The Orlando, Florida-based technology company expects to name a launch customer for its eFreight360 product in September.

Mr Brooks has joined American Airlines’ former senior VP of customer service, Jonathan Snook, as a second heavyweight corporate adviser to the project.

President of AA Cargo from 1996 to 2012, Mr Brooks now sits on the board of Consolidated Aviation Services at JFK as well as undertaking ad hoc consultancy work. “And I stay in touch with my former colleagues back at Fort Worth,” he added.

What appealed to him about the new product? “It leverages cloud and XML technology to reduce the barriers users face in moving to a paperless environment,” Mr Brooks told The Loadstar.
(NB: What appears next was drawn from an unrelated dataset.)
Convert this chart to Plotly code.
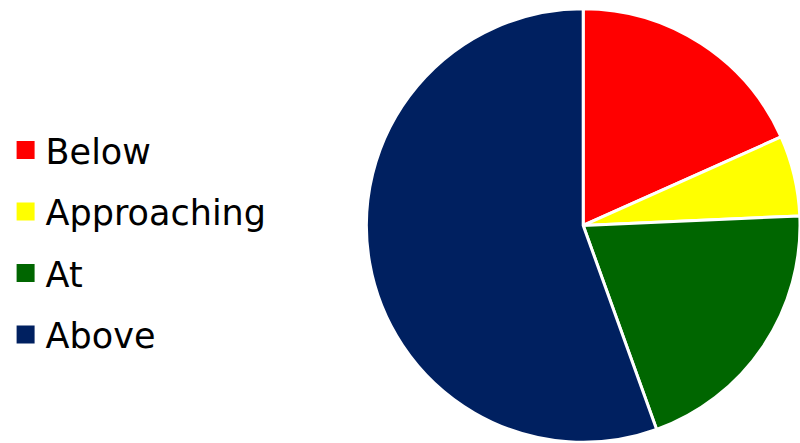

“When I formally left the industry, the community was whining that to go paperless meant duplicate processes and rekeying of data, which mitigated the benefits of getting rid of the paper. eFreight360 makes it possible to harvest shipment data, consolidate and distribute it more efficiently.”
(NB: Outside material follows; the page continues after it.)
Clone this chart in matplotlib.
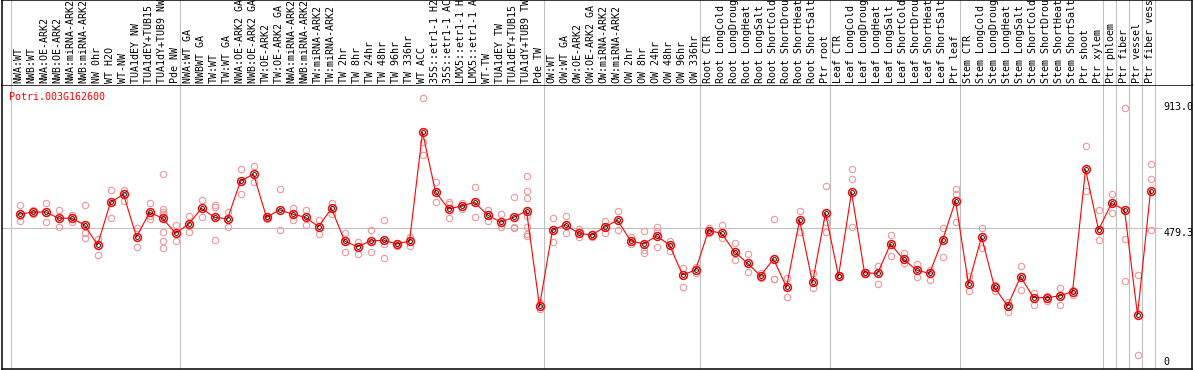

With the benefit of three years away from the operating coalface, how does Mr Brooks to assess the challenges facing the major US carriers? As The Loadstar discussed recently (“The US Big Three must pay more attention to cargo”, 10 August), freight does not have the highest profile, accounting for less than 3% of United Airlines’ revenue, and only 2% at American and Delta.

This does not necessarily suggest to him that carriers are lacking focus on a potentially important income stream.

He said: “If the top cargo executives at these airlines were selected for their energy, business-unit background, and ability to muster internal excitement  and to advocate for cargo, then their cargo franchises will be well-positioned to be competitive.

“Jim Butler at American just walked off with a bunch of industry awards and is hitting it out of the park. Jan Krems is creating all kinds of excitement at UAL. For some reason there isn’t an executive in charge of cargo at Delta, so I’m not sure of their strategy, but they do have a solid network to work with.”

Although the import-export balance in US air cargo traffic has remained “fairly stable” in the year to date, Mr Brooks shares industry-wide concern about future prospects.

“The recent currency-related actions by China, and questions over just how well the Chinese economy is doing, may cast doubt over projections for air cargo in Q4.

“Falling fuel prices and a devalued Chinese currency could favour imports and be positive for air cargo. But the volatility of markets and sluggish consumer demand may well cause shippers to be cautious heading into the holiday season,” he said.

He diplomatically refuses to be drawn on the issue of alleged subsidies for the major Gulf airlines. The Partnership for Open & Fair Skies claims Qatar Airways, Etihad Airways and Emirates have received more than $40bn in subsidies and government benefits over the last 10 years, to the detriment of US carriers.

“I am not well-schooled on the facts in this debate,” said Mr Brooks. “However, I can tell you that the Gulf carriers have long set high standards of service and done an excellent job developing their networks for air cargo.

“Their eyes may have been bigger than their stomachs on new freighter orders, so the market will have to deal with that. But overall they have been responsible and effective competitors, and while I was at American an excellent interline partner.”